_PROBLEM TO SOLVE_
Write out each line of the listing as it stands, without the images.

_INFORMATION PROVIDED_
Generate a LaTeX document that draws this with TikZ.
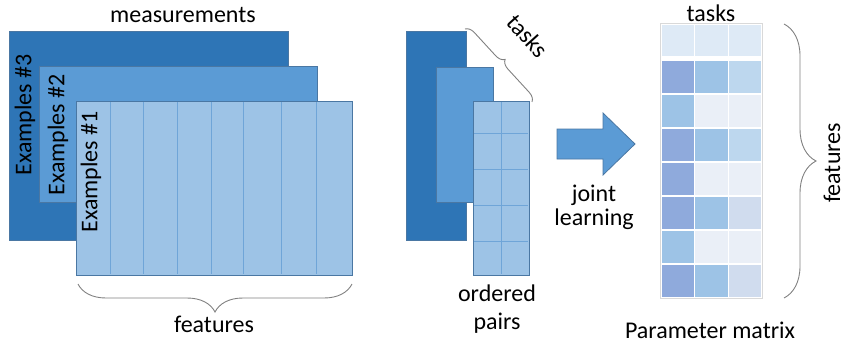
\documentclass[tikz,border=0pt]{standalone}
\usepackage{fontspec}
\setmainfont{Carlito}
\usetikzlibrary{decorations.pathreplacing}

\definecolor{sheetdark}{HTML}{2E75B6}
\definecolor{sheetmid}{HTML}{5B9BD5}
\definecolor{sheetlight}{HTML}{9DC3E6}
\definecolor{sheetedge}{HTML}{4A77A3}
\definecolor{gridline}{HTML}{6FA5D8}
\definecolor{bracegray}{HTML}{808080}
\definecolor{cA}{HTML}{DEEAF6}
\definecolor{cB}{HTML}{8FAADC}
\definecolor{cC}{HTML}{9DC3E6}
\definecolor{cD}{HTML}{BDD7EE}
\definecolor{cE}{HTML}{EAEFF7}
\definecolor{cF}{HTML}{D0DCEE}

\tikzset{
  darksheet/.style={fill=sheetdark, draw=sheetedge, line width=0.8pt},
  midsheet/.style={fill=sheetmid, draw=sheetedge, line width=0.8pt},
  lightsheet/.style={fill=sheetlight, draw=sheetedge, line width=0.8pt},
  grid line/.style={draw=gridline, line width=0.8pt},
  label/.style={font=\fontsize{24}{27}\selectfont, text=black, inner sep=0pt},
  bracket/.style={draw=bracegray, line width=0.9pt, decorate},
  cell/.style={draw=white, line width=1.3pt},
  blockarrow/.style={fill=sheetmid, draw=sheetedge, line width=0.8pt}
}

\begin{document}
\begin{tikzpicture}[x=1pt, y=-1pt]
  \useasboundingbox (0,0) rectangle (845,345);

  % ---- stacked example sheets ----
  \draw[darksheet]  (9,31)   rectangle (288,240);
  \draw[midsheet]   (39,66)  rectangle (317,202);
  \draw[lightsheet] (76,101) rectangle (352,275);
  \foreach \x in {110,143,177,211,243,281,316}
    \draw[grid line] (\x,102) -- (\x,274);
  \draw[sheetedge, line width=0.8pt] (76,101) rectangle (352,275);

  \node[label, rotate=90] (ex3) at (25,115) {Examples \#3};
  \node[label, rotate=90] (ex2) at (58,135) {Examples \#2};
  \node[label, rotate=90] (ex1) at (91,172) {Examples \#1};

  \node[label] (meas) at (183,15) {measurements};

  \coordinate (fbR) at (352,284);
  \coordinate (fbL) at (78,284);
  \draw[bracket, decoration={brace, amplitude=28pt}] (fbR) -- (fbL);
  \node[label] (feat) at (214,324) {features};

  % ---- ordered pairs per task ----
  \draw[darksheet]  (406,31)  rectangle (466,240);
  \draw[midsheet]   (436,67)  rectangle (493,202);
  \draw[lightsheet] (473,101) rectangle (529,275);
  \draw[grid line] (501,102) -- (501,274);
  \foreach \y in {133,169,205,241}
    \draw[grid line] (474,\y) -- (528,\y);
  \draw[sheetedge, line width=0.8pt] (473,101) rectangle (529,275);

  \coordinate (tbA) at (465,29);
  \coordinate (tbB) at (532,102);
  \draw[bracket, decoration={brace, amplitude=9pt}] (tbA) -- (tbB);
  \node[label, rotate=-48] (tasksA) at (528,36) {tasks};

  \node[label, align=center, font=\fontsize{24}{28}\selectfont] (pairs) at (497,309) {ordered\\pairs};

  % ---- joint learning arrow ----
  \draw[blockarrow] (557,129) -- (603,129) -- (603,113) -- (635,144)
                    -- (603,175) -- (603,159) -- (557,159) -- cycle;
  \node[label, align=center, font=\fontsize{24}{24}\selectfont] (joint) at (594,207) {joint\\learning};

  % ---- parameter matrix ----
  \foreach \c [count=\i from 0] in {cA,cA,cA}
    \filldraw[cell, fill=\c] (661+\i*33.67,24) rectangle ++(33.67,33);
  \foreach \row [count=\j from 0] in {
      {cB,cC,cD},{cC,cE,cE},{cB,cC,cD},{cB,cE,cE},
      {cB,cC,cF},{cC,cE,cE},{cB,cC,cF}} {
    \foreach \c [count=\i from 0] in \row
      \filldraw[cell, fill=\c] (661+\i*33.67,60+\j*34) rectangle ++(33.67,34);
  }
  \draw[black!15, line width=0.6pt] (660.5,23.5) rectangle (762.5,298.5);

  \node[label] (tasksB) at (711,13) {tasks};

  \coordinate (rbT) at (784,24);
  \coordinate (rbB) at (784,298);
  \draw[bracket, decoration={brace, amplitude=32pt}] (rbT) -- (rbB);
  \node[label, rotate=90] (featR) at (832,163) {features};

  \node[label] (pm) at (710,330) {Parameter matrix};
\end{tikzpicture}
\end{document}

_COMPLETED TASK_
Generate a LaTeX document that draws this with TikZ.
\documentclass[tikz,border=0pt]{standalone}
\usepackage{fontspec}
\setmainfont{Carlito}
\usetikzlibrary{decorations.pathreplacing}

\definecolor{sheetdark}{HTML}{2E75B6}
\definecolor{sheetmid}{HTML}{5B9BD5}
\definecolor{sheetlight}{HTML}{9DC3E6}
\definecolor{sheetedge}{HTML}{4A77A3}
\definecolor{gridline}{HTML}{6FA5D8}
\definecolor{bracegray}{HTML}{808080}
\definecolor{cA}{HTML}{DEEAF6}
\definecolor{cB}{HTML}{8FAADC}
\definecolor{cC}{HTML}{9DC3E6}
\definecolor{cD}{HTML}{BDD7EE}
\definecolor{cE}{HTML}{EAEFF7}
\definecolor{cF}{HTML}{D0DCEE}

\tikzset{
  darksheet/.style={fill=sheetdark, draw=sheetedge, line width=0.8pt},
  midsheet/.style={fill=sheetmid, draw=sheetedge, line width=0.8pt},
  lightsheet/.style={fill=sheetlight, draw=sheetedge, line width=0.8pt},
  grid line/.style={draw=gridline, line width=0.8pt},
  label/.style={font=\fontsize{24}{27}\selectfont, text=black, inner sep=0pt},
  bracket/.style={draw=bracegray, line width=0.9pt, decorate},
  cell/.style={draw=white, line width=1.3pt},
  blockarrow/.style={fill=sheetmid, draw=sheetedge, line width=0.8pt}
}

\begin{document}
\begin{tikzpicture}[x=1pt, y=-1pt]
  \useasboundingbox (0,0) rectangle (845,345);

  % ---- stacked example sheets ----
  \draw[darksheet]  (9,31)   rectangle (288,240);
  \draw[midsheet]   (39,66)  rectangle (317,202);
  \draw[lightsheet] (76,101) rectangle (352,275);
  \foreach \x in {110,143,177,211,243,281,316}
    \draw[grid line] (\x,102) -- (\x,274);
  \draw[sheetedge, line width=0.8pt] (76,101) rectangle (352,275);

  \node[label, rotate=90] (ex3) at (25,115) {Examples \#3};
  \node[label, rotate=90] (ex2) at (58,135) {Examples \#2};
  \node[label, rotate=90] (ex1) at (91,172) {Examples \#1};

  \node[label] (meas) at (183,15) {measurements};

  \coordinate (fbR) at (352,284);
  \coordinate (fbL) at (78,284);
  \draw[bracket, decoration={brace, amplitude=28pt}] (fbR) -- (fbL);
  \node[label] (feat) at (214,324) {features};

  % ---- ordered pairs per task ----
  \draw[darksheet]  (406,31)  rectangle (466,240);
  \draw[midsheet]   (436,67)  rectangle (493,202);
  \draw[lightsheet] (473,101) rectangle (529,275);
  \draw[grid line] (501,102) -- (501,274);
  \foreach \y in {133,169,205,241}
    \draw[grid line] (474,\y) -- (528,\y);
  \draw[sheetedge, line width=0.8pt] (473,101) rectangle (529,275);

  \coordinate (tbA) at (465,29);
  \coordinate (tbB) at (532,102);
  \draw[bracket, decoration={brace, amplitude=9pt}] (tbA) -- (tbB);
  \node[label, rotate=-48] (tasksA) at (528,36) {tasks};

  \node[label, align=center, font=\fontsize{24}{28}\selectfont] (pairs) at (497,309) {ordered\\pairs};

  % ---- joint learning arrow ----
  \draw[blockarrow] (557,129) -- (603,129) -- (603,113) -- (635,144)
                    -- (603,175) -- (603,159) -- (557,159) -- cycle;
  \node[label, align=center, font=\fontsize{24}{24}\selectfont] (joint) at (594,207) {joint\\learning};

  % ---- parameter matrix ----
  \foreach \c [count=\i from 0] in {cA,cA,cA}
    \filldraw[cell, fill=\c] (661+\i*33.67,24) rectangle ++(33.67,33);
  \foreach \row [count=\j from 0] in {
      {cB,cC,cD},{cC,cE,cE},{cB,cC,cD},{cB,cE,cE},
      {cB,cC,cF},{cC,cE,cE},{cB,cC,cF}} {
    \foreach \c [count=\i from 0] in \row
      \filldraw[cell, fill=\c] (661+\i*33.67,60+\j*34) rectangle ++(33.67,34);
  }
  \draw[black!15, line width=0.6pt] (660.5,23.5) rectangle (762.5,298.5);

  \node[label] (tasksB) at (711,13) {tasks};

  \coordinate (rbT) at (784,24);
  \coordinate (rbB) at (784,298);
  \draw[bracket, decoration={brace, amplitude=32pt}] (rbT) -- (rbB);
  \node[label, rotate=90] (featR) at (832,163) {features};

  \node[label] (pm) at (710,330) {Parameter matrix};
\end{tikzpicture}
\end{document}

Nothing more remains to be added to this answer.